A more useful approach, based on what the data supports: pick two formats. One where you suspect AI will perform well (high-volume display or native), one where you are skeptical (brand storytelling or emotionally driven social). Run identical targeting, identical budget, identical landing pages. Let it run for 14 days minimum. Do not just measure overall CTR. Measure CTR by format, CPA by format, and downstream conversion by format.

The academic study used a "sibling ads" methodology, comparing matched pairs from the same advertiser, same campaign, same day, same targeting. That is the level of control you need. Otherwise you are comparing variables, not creative approaches.

One number to keep in mind: the study showed no degradation in downstream conversion performance from AI creative. The clicks were not junk. That is probably the single most important finding for anyone worried about quality, because lower-funnel performance is where cheap creative usually falls apart. And it did not happen here.

The Profitable Middle Ground Nobody Wants to Claim

The useful conclusion from $92K in practitioner testing and 500 million academic impressions is the same: AI creative works, in specific formats, when it does not look like AI creative. That is not a headline anyone is rushing to post on LinkedIn. But it is the one that actually changes how you allocate your production budget.

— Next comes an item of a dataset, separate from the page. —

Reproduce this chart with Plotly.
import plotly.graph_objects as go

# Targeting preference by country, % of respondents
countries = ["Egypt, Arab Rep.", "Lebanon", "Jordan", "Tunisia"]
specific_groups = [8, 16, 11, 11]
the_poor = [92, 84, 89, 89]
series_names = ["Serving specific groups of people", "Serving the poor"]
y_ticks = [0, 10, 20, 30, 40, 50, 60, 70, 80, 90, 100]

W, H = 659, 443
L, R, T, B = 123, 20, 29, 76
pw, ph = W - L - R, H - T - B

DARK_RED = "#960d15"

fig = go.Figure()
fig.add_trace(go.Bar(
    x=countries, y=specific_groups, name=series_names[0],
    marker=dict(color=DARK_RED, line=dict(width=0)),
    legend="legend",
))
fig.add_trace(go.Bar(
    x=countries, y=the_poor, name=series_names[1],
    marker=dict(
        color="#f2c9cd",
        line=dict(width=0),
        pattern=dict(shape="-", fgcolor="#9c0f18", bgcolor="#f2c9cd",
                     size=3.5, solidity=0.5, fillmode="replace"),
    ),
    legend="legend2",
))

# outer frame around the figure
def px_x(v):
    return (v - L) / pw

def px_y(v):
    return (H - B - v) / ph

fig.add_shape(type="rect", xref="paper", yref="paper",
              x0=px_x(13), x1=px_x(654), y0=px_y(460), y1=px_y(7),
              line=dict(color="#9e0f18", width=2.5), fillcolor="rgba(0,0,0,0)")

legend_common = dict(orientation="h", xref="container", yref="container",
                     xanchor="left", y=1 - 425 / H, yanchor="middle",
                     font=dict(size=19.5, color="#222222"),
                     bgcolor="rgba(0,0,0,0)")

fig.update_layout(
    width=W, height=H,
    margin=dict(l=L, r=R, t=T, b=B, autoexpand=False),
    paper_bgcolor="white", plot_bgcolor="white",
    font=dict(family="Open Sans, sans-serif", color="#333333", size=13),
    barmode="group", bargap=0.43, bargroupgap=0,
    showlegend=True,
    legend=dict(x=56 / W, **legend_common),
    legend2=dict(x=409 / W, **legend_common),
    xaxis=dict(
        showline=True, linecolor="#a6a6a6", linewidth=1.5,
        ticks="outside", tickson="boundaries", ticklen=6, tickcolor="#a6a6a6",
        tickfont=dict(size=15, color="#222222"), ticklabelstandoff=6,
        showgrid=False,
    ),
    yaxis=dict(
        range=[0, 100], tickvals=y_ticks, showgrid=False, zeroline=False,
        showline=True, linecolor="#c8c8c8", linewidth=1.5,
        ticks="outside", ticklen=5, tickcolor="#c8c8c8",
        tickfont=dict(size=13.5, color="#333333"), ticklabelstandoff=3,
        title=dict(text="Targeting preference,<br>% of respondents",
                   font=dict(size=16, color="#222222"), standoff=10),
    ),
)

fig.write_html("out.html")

If I had to guess, within 12 months most mid-size brands running performance campaigns will have at least 30% AI-generated creative in their display and native mix, and close to zero in their brand work. That split roughly matches where the data points right now, and I do not see anything that will change the direction.

The teams I would worry about are the ones who read "AI matches human performance" and hear permission to fire their creative team. Or the ones who read "format-specific" and hear permission to ignore AI entirely. Both groups are optimizing for a narrative instead of looking at their own numbers. And in advertising, optimizing for narrative over data is the most expensive habit you can have.